- The US government reclaimed 300-plus classified documents from Trump, The New York Times reported.
- The National Archives spent much of 2021 trying to retrieve government property, the outlet said.
Former President Donald Trump resisted returning official materials from his presidency as the National Archives and Records Administration spent much of 2021 trying to retrieve the government property, including communications with the North Korean leader Kim Jong Un and former President Barrack Obama, The New York Times reported Monday.
Upon learning that two dozen boxes of the Trump administration's presidential records had been moved from the Oval Office to the White House residence, where they had been residing for several months, officials with the National Archives spent a good deal of 2021 trying to recover them, the outlet reported.

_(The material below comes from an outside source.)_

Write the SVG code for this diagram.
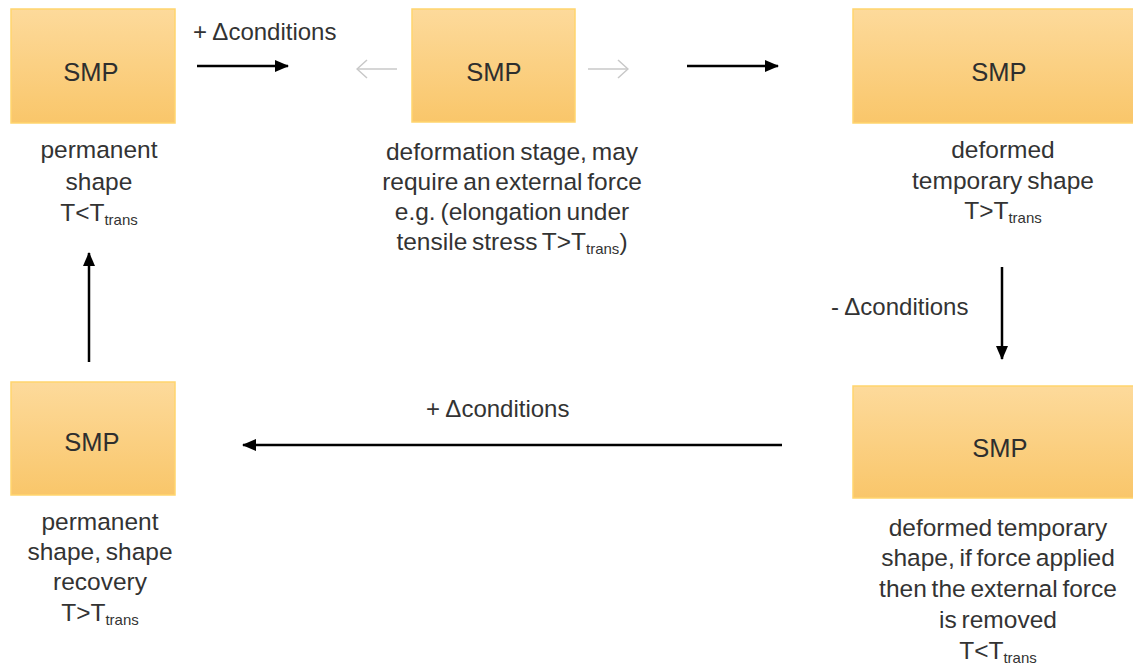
<svg xmlns="http://www.w3.org/2000/svg" width="1133" height="666" viewBox="0 0 1133 666">
<defs>
<linearGradient id="g" x1="0" y1="0" x2="0" y2="1">
<stop offset="0" stop-color="#FDDA9B"/>
<stop offset="1" stop-color="#F9C66A"/>
</linearGradient>
<marker id="ah" viewBox="0 0 14 12" refX="13" refY="6" markerWidth="14" markerHeight="12" markerUnits="userSpaceOnUse" orient="auto">
<path d="M0,0 L14,6 L0,12 Z" fill="#000"/>
</marker>
<marker id="ag" viewBox="0 0 12 20" refX="11" refY="10" markerWidth="12" markerHeight="20" markerUnits="userSpaceOnUse" orient="auto">
<path d="M1,1 L11,10 L1,19" fill="none" stroke="#C8C8C8" stroke-width="1.5"/>
</marker>
</defs>
<style>
.box{fill:url(#g);stroke:#FFD56E;stroke-width:1.5}
.smp{font-family:"Liberation Sans",Arial,sans-serif;font-size:25.5px;fill:#2e2e2e;text-anchor:middle}
.lbl{font-family:"Liberation Sans",Arial,sans-serif;font-size:24.5px;fill:#333;text-anchor:middle;word-spacing:-2px}
.sub{font-size:15px}
.cond{font-family:"Liberation Sans",Arial,sans-serif;font-size:24px;fill:#333}
.arr{stroke:#000;stroke-width:2.5;fill:none;marker-end:url(#ah)}
.garr{stroke:#C8C8C8;stroke-width:1.5;fill:none;marker-end:url(#ag)}
</style>
<rect width="1133" height="666" fill="#fff"/>
<g id="node1">
<rect class="box" x="11" y="9" width="164" height="114"/>
<text class="smp" x="91" y="81">SMP</text>
<text class="lbl" x="99" y="158">permanent</text>
<text class="lbl" x="99" y="190">shape</text>
<text class="lbl" x="99" y="221">T&lt;T<tspan class="sub" dy="4">trans</tspan></text>
</g>
<g id="node2">
<rect class="box" x="412" y="9" width="163" height="113"/>
<text class="smp" x="494" y="81">SMP</text>
<text class="lbl" x="512" y="160">deformation stage, may</text>
<text class="lbl" x="512" y="190">require an external force</text>
<text class="lbl" x="512" y="220">e.g. (elongation under</text>
<text class="lbl" x="512" y="250">tensile stress T&gt;T<tspan class="sub" dy="4">trans</tspan><tspan dy="-4">)</tspan></text>
</g>
<g id="node3">
<rect class="box" x="853" y="9" width="290" height="114"/>
<text class="smp" x="999" y="81">SMP</text>
<text class="lbl" x="1003" y="158">deformed</text>
<text class="lbl" x="1003" y="189">temporary shape</text>
<text class="lbl" x="1003" y="219">T&gt;T<tspan class="sub" dy="4">trans</tspan></text>
</g>
<g id="node4">
<rect class="box" x="11" y="382" width="164" height="113"/>
<text class="smp" x="92" y="451">SMP</text>
<text class="lbl" x="100" y="530">permanent</text>
<text class="lbl" x="100" y="560">shape, shape</text>
<text class="lbl" x="100" y="590">recovery</text>
<text class="lbl" x="100" y="621">T&gt;T<tspan class="sub" dy="4">trans</tspan></text>
</g>
<g id="node5">
<rect class="box" x="853" y="386" width="290" height="112"/>
<text class="smp" x="1000" y="457">SMP</text>
<text class="lbl" x="998" y="536">deformed temporary</text>
<text class="lbl" x="998" y="566">shape, if force applied</text>
<text class="lbl" x="998" y="597">then the external force</text>
<text class="lbl" x="998" y="628">is removed</text>
<text class="lbl" x="998" y="659">T&lt;T<tspan class="sub" dy="4">trans</tspan></text>
</g>
<g id="connectors">
<line class="arr" x1="197" y1="66" x2="288" y2="66"/>
<text class="cond" x="193" y="40">+ Δconditions</text>
<line class="garr" x1="397" y1="69" x2="357" y2="69"/>
<line class="garr" x1="588" y1="69" x2="628" y2="69"/>
<line class="arr" x1="687" y1="66" x2="778" y2="66"/>
<line class="arr" x1="1002" y1="267" x2="1002" y2="359"/>
<text class="cond" x="831" y="315">- Δconditions</text>
<line class="arr" x1="782" y1="445" x2="243" y2="445"/>
<text class="cond" x="426" y="417">+ Δconditions</text>
<line class="arr" x1="89" y1="362" x2="89" y2="253"/>
</g>
</svg>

The Presidential Records Act states that all official materials remain government property and must be handed over to the National Archives upon a president's departure.
Two former White House officials who were tasked with representing the former president to the National Archives were contacted by the agency and tried to secure the documents' return, The Times said.
But Trump rejected their efforts, calling the boxes of documents "mine," three advisors told the outlet.
Among the most prominent items the National Archives was seeking to reclaim were Trump's original letters with Kim and the note Obama left Trump ahead of the latter's inauguration, The Times reported.
Trump's apparent evasion of the archives agency shines a new light on his legal troubles following an FBI raid on his Mar-a-Lago resort earlier this month, when federal agents seized 26 boxes of documents, including 11 sets marked as "classified" — one of which had the highest security level of "top secret."
The Times this week reported the government had retrieved more than 300 classified documents from Trump since he left office in January 2021. The former president returned the first set in January of this year, his Justice Department aides delivered a second batch in June, and the FBI claimed additional material in the raid.
It's not immediately clear how these documents are traditionally stored in the White House or how they should be stored in the National Archives, but several people familiar with the investigation told The Times that the FBI found documents in a container that was in a closet in Trump's office.
A spokesperson for Trump did not immediately respond to Insider's request for comment, nor did a representative with the Justice Department.